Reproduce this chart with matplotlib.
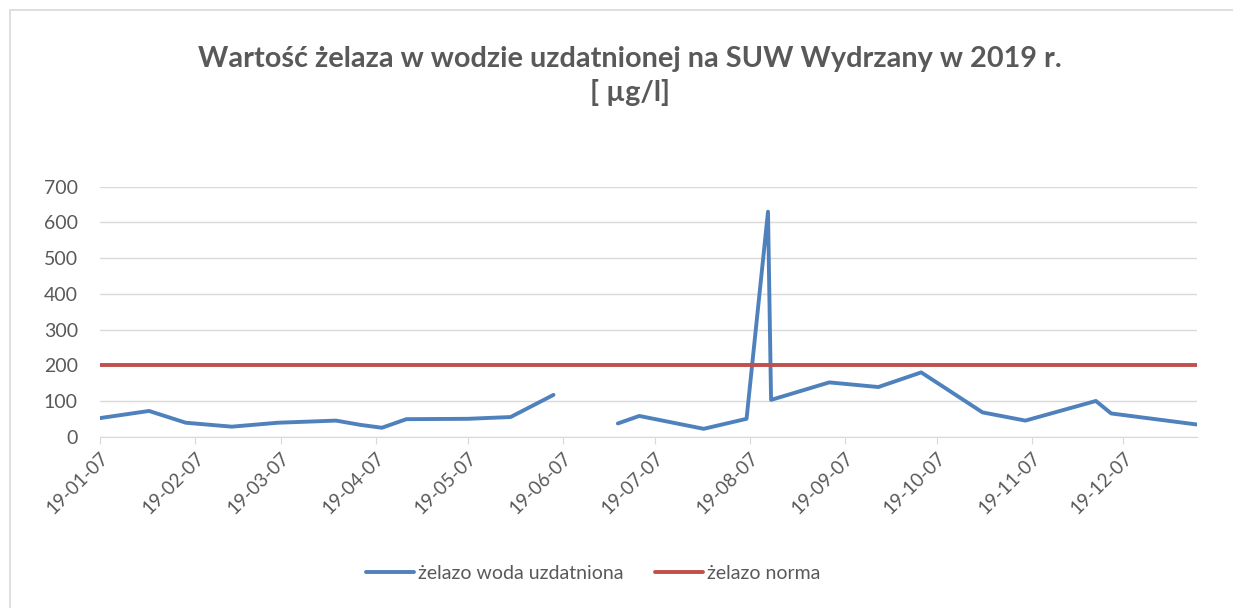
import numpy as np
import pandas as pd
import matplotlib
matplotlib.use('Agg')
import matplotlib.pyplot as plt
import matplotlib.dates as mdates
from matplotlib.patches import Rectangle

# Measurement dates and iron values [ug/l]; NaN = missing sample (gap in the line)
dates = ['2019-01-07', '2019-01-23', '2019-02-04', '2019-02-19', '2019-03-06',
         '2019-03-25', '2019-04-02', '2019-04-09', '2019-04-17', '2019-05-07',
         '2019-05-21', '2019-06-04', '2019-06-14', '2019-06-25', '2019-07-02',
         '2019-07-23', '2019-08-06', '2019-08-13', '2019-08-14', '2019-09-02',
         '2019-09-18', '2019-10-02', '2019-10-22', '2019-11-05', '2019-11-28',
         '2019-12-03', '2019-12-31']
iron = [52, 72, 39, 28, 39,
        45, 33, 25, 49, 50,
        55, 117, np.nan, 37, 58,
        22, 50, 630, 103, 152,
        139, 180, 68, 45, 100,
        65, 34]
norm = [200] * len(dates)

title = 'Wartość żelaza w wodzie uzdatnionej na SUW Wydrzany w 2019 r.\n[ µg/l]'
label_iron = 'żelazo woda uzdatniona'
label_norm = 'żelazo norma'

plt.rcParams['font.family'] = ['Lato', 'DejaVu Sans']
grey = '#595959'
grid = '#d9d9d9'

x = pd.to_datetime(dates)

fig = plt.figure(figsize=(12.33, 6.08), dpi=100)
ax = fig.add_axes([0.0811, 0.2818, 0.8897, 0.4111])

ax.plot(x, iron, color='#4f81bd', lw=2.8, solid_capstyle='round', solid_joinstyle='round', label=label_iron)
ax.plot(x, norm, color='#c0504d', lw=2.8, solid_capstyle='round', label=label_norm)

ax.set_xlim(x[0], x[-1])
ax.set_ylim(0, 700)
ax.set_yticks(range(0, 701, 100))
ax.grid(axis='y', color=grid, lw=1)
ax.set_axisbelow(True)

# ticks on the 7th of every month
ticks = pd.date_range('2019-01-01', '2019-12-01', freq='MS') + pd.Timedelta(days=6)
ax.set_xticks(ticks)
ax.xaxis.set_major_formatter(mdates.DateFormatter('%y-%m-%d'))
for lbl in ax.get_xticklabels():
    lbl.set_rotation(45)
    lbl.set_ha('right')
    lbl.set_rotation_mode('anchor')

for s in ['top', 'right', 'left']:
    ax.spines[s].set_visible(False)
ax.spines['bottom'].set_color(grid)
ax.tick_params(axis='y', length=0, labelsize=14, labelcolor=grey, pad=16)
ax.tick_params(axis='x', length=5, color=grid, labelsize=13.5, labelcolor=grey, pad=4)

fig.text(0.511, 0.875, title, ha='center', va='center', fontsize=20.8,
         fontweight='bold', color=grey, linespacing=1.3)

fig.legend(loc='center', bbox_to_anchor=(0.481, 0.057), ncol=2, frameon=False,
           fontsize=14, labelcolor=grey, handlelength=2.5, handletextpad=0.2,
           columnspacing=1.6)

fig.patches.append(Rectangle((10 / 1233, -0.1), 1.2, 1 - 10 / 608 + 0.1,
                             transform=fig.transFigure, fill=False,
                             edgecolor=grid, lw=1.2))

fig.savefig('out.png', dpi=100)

--- --- ---

- Task brief
Take the material above from its first line through the line holding "from matplotlib.patches import Rectangle" and set it down exactly, without the pictures.

- Task answer
Reproduce this chart with matplotlib.
import numpy as np
import pandas as pd
import matplotlib
matplotlib.use('Agg')
import matplotlib.pyplot as plt
import matplotlib.dates as mdates
from matplotlib.patches import Rectangle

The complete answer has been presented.